What you will do
Reproduce the listing word for word. Skip any image.

--- Begin ---

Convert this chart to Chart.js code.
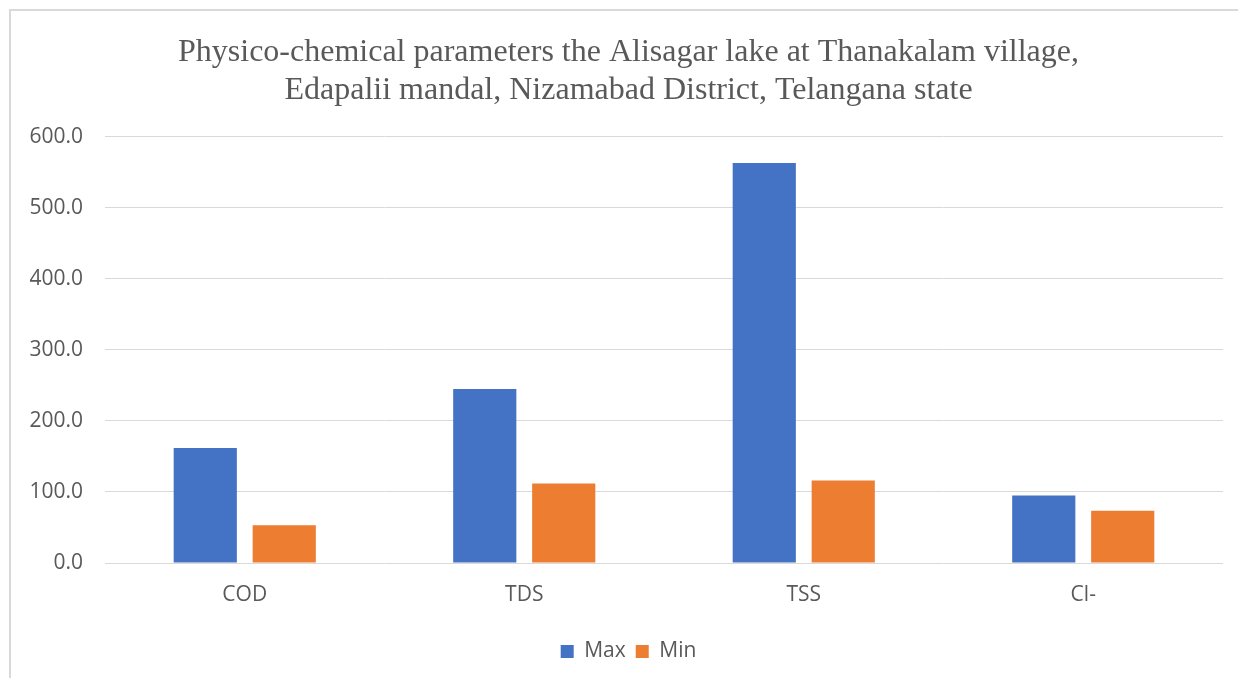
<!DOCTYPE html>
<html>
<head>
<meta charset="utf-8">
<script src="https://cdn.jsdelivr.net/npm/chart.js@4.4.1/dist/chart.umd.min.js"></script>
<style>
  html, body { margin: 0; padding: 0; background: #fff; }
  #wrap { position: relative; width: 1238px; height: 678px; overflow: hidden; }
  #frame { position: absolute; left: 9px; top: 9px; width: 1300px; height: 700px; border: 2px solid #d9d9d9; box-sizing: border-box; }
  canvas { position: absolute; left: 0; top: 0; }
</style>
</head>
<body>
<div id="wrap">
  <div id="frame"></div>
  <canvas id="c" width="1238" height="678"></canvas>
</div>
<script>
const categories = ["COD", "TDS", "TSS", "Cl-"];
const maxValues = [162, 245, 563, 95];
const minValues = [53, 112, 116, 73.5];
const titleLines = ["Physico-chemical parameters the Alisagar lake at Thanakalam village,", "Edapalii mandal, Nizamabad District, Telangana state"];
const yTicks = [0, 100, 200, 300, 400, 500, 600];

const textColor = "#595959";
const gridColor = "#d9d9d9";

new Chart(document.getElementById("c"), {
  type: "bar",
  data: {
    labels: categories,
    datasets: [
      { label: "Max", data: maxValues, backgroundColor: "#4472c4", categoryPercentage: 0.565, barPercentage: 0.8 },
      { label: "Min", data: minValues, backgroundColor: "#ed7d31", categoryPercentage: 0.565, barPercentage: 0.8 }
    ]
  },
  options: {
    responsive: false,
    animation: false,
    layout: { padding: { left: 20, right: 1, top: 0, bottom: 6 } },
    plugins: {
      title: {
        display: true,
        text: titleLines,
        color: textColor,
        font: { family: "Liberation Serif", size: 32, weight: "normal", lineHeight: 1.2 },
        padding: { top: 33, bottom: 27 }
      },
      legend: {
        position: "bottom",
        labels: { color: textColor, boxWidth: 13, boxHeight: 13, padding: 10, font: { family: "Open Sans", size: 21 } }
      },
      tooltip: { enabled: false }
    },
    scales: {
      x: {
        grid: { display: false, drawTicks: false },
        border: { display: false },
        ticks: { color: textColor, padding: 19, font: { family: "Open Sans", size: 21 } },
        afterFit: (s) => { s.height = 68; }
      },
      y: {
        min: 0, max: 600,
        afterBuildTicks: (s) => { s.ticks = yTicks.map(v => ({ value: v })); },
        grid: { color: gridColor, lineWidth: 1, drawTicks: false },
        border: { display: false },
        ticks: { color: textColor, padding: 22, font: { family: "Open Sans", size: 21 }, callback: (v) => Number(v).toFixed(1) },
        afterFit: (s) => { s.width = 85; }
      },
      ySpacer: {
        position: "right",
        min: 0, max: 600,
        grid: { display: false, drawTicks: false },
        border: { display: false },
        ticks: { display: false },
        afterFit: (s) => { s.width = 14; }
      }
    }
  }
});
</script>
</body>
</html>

--- End ---

Problem solution
Convert this chart to Chart.js code.
<!DOCTYPE html>
<html>
<head>
<meta charset="utf-8">
<script src="https://cdn.jsdelivr.net/npm/chart.js@4.4.1/dist/chart.umd.min.js"></script>
<style>
  html, body { margin: 0; padding: 0; background: #fff; }
  #wrap { position: relative; width: 1238px; height: 678px; overflow: hidden; }
  #frame { position: absolute; left: 9px; top: 9px; width: 1300px; height: 700px; border: 2px solid #d9d9d9; box-sizing: border-box; }
  canvas { position: absolute; left: 0; top: 0; }
</style>
</head>
<body>
<div id="wrap">
  <div id="frame"></div>
  <canvas id="c" width="1238" height="678"></canvas>
</div>
<script>
const categories = ["COD", "TDS", "TSS", "Cl-"];
const maxValues = [162, 245, 563, 95];
const minValues = [53, 112, 116, 73.5];
const titleLines = ["Physico-chemical parameters the Alisagar lake at Thanakalam village,", "Edapalii mandal, Nizamabad District, Telangana state"];
const yTicks = [0, 100, 200, 300, 400, 500, 600];

const textColor = "#595959";
const gridColor = "#d9d9d9";

new Chart(document.getElementById("c"), {
  type: "bar",
  data: {
    labels: categories,
    datasets: [
      { label: "Max", data: maxValues, backgroundColor: "#4472c4", categoryPercentage: 0.565, barPercentage: 0.8 },
      { label: "Min", data: minValues, backgroundColor: "#ed7d31", categoryPercentage: 0.565, barPercentage: 0.8 }
    ]
  },
  options: {
    responsive: false,
    animation: false,
    layout: { padding: { left: 20, right: 1, top: 0, bottom: 6 } },
    plugins: {
      title: {
        display: true,
        text: titleLines,
        color: textColor,
        font: { family: "Liberation Serif", size: 32, weight: "normal", lineHeight: 1.2 },
        padding: { top: 33, bottom: 27 }
      },
      legend: {
        position: "bottom",
        labels: { color: textColor, boxWidth: 13, boxHeight: 13, padding: 10, font: { family: "Open Sans", size: 21 } }
      },
      tooltip: { enabled: false }
    },
    scales: {
      x: {
        grid: { display: false, drawTicks: false },
        border: { display: false },
        ticks: { color: textColor, padding: 19, font: { family: "Open Sans", size: 21 } },
        afterFit: (s) => { s.height = 68; }
      },
      y: {
        min: 0, max: 600,
        afterBuildTicks: (s) => { s.ticks = yTicks.map(v => ({ value: v })); },
        grid: { color: gridColor, lineWidth: 1, drawTicks: false },
        border: { display: false },
        ticks: { color: textColor, padding: 22, font: { family: "Open Sans", size: 21 }, callback: (v) => Number(v).toFixed(1) },
        afterFit: (s) => { s.width = 85; }
      },
      ySpacer: {
        position: "right",
        min: 0, max: 600,
        grid: { display: false, drawTicks: false },
        border: { display: false },
        ticks: { display: false },
        afterFit: (s) => { s.width = 14; }
      }
    }
  }
});
</script>
</body>
</html>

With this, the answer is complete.